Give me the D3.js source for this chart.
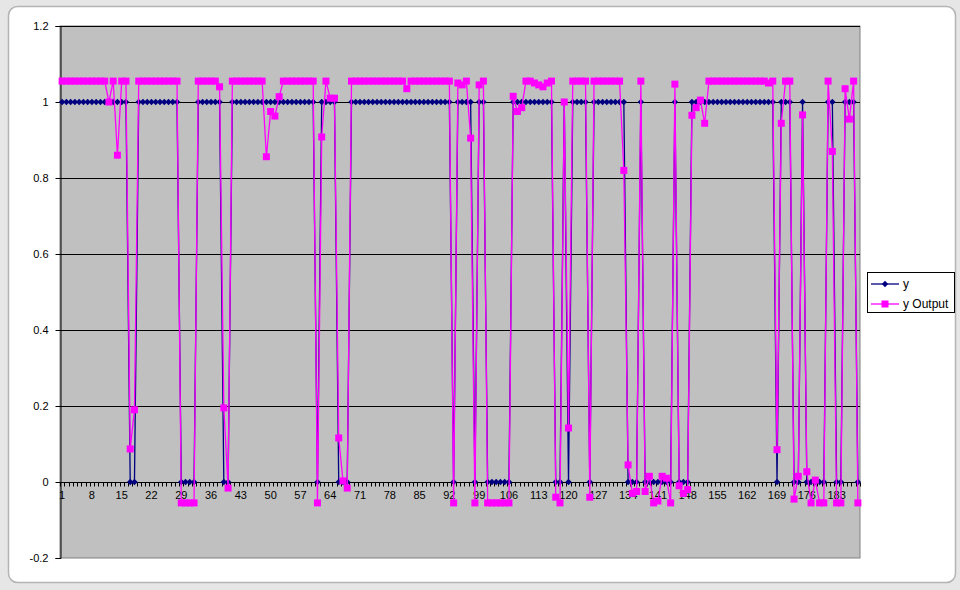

...

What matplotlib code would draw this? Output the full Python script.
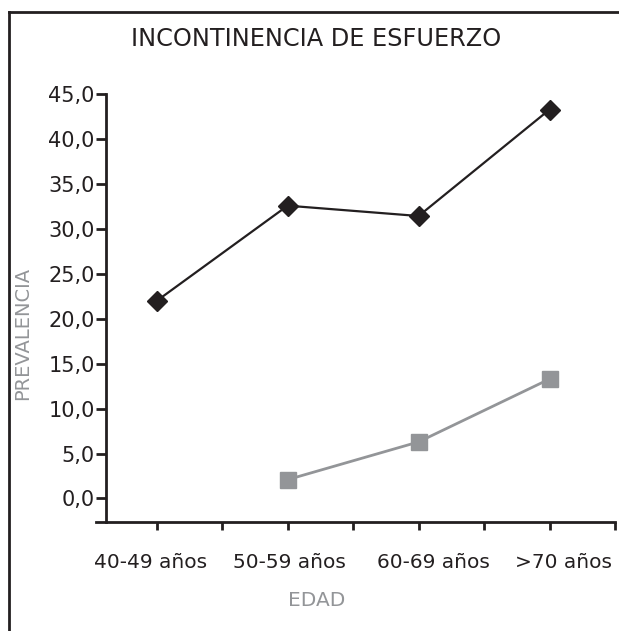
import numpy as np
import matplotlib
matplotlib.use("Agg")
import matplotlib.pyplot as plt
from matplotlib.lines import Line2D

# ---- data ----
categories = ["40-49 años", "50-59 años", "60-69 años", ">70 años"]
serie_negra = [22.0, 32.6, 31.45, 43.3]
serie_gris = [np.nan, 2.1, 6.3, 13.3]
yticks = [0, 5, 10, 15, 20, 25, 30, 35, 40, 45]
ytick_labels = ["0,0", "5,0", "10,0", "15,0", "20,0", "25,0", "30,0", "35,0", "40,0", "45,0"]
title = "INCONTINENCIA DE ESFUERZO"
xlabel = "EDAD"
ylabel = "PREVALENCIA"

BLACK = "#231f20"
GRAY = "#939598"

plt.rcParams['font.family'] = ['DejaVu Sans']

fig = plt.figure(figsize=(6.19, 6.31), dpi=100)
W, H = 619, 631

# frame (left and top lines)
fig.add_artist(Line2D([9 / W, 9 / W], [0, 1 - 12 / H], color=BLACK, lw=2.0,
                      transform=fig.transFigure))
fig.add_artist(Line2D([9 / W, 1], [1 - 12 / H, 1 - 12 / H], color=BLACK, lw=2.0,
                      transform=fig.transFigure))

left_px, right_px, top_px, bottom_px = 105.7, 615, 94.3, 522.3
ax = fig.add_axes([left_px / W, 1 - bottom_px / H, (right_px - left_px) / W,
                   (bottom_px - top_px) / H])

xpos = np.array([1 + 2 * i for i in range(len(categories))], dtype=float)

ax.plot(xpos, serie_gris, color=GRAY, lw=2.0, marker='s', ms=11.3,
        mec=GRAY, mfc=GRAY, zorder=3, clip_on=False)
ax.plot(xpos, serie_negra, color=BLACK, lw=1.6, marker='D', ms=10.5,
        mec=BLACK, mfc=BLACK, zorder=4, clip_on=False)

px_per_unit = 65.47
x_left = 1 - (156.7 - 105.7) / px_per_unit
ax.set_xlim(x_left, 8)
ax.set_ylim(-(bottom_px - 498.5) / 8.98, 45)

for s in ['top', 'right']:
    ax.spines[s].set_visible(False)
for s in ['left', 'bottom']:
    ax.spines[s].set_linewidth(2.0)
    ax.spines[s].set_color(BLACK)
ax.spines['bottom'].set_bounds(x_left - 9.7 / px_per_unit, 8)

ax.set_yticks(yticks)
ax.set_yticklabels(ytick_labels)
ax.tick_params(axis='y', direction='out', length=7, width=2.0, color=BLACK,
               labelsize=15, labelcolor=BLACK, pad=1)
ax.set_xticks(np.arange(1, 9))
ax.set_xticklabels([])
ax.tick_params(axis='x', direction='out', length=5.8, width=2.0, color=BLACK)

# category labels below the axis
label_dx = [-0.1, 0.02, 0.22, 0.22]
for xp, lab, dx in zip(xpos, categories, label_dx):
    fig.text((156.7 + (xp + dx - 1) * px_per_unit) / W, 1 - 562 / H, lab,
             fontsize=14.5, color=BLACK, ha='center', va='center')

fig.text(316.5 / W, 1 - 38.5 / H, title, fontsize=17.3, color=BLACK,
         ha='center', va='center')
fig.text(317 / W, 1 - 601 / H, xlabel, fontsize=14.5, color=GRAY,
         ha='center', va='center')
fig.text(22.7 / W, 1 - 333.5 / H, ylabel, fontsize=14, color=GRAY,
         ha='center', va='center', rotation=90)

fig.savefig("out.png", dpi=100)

- Aim of the task
Nothing but the lines above, starting at the line that contains "What matplotlib code" and ending at the line that contains "ax.spines['bottom'].set_bounds(x_left - 9.7", should be given again, exactly and without the pictures.

- Response to this task
What matplotlib code would draw this? Output the full Python script.
import numpy as np
import matplotlib
matplotlib.use("Agg")
import matplotlib.pyplot as plt
from matplotlib.lines import Line2D

# ---- data ----
categories = ["40-49 años", "50-59 años", "60-69 años", ">70 años"]
serie_negra = [22.0, 32.6, 31.45, 43.3]
serie_gris = [np.nan, 2.1, 6.3, 13.3]
yticks = [0, 5, 10, 15, 20, 25, 30, 35, 40, 45]
ytick_labels = ["0,0", "5,0", "10,0", "15,0", "20,0", "25,0", "30,0", "35,0", "40,0", "45,0"]
title = "INCONTINENCIA DE ESFUERZO"
xlabel = "EDAD"
ylabel = "PREVALENCIA"

BLACK = "#231f20"
GRAY = "#939598"

plt.rcParams['font.family'] = ['DejaVu Sans']

fig = plt.figure(figsize=(6.19, 6.31), dpi=100)
W, H = 619, 631

# frame (left and top lines)
fig.add_artist(Line2D([9 / W, 9 / W], [0, 1 - 12 / H], color=BLACK, lw=2.0,
                      transform=fig.transFigure))
fig.add_artist(Line2D([9 / W, 1], [1 - 12 / H, 1 - 12 / H], color=BLACK, lw=2.0,
                      transform=fig.transFigure))

left_px, right_px, top_px, bottom_px = 105.7, 615, 94.3, 522.3
ax = fig.add_axes([left_px / W, 1 - bottom_px / H, (right_px - left_px) / W,
                   (bottom_px - top_px) / H])

xpos = np.array([1 + 2 * i for i in range(len(categories))], dtype=float)

ax.plot(xpos, serie_gris, color=GRAY, lw=2.0, marker='s', ms=11.3,
        mec=GRAY, mfc=GRAY, zorder=3, clip_on=False)
ax.plot(xpos, serie_negra, color=BLACK, lw=1.6, marker='D', ms=10.5,
        mec=BLACK, mfc=BLACK, zorder=4, clip_on=False)

px_per_unit = 65.47
x_left = 1 - (156.7 - 105.7) / px_per_unit
ax.set_xlim(x_left, 8)
ax.set_ylim(-(bottom_px - 498.5) / 8.98, 45)

for s in ['top', 'right']:
    ax.spines[s].set_visible(False)
for s in ['left', 'bottom']:
    ax.spines[s].set_linewidth(2.0)
    ax.spines[s].set_color(BLACK)
ax.spines['bottom'].set_bounds(x_left - 9.7 / px_per_unit, 8)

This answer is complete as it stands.